Justice Ferguson said the loss should be assessed by assigning a monetary value before considering how many months’ salary should be awarded. For humiliation, embarrassment, loss of self-esteem and loss of enjoyment of social activities, the court awarded $50,000.

It then tacked on $20,000 for wrongful infliction of mental suffering.

It then tacked on another five months’ notice because the county created a stigma which prevented Downham from finding another job.

It then looked at the Big Brothers-Big Sisters job, which turned into a one-year contract after Williams intervened. On top of it not being a permanent position, the court said the interference led to a salary on the low end of the range. The salary range for the position was $40,000 to $51,000, and Downham was paid $41,000. The court said it was prepared to assume the salary would have been on the higher end of the scale ($50,000) if Williams had not interfered, so it awarded the difference ($9,000) in damages.

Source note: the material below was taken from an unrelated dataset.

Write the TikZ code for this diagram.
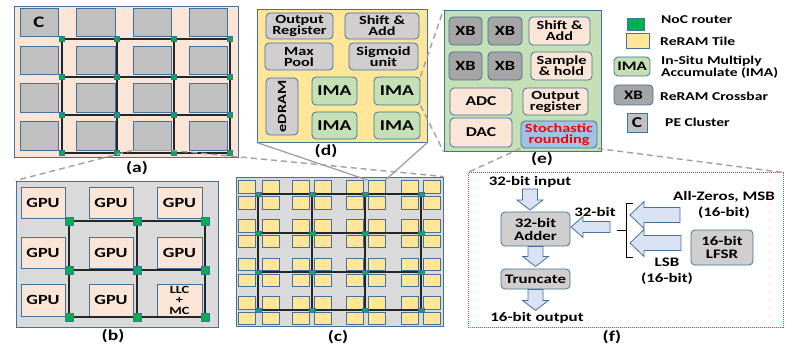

It then turned its attention to punitive damages. The damages outlined above were an assessment of the losses caused by the wrongful dismissal but did not address the aggravating factors, the court said. In this “extreme” case the employer intended to do harm, was reckless and showed an intentional lack of fairness. It said the conduct of the county’s senior management, particularly Williams, justified punitive damages. It awarded Downham $100,000.

“I have considered the cumulative total of all these separate awards. I find they do not exceed what would fairly compensate (Downham) and punish the employer’s conduct,” said Justice Ferguson.

As a further note, the judgment here is not yet final because the court is waiting for submissions on an amendment to the plaintiff’s statement of claim. But it’s a powerful lesson for employers of the pitfalls and the consequences of bungling a termination.

For more information see:

Downham v. Lennox & Addington (County), 2005 CarswellOnt 7034 (Ont. S.C.J.)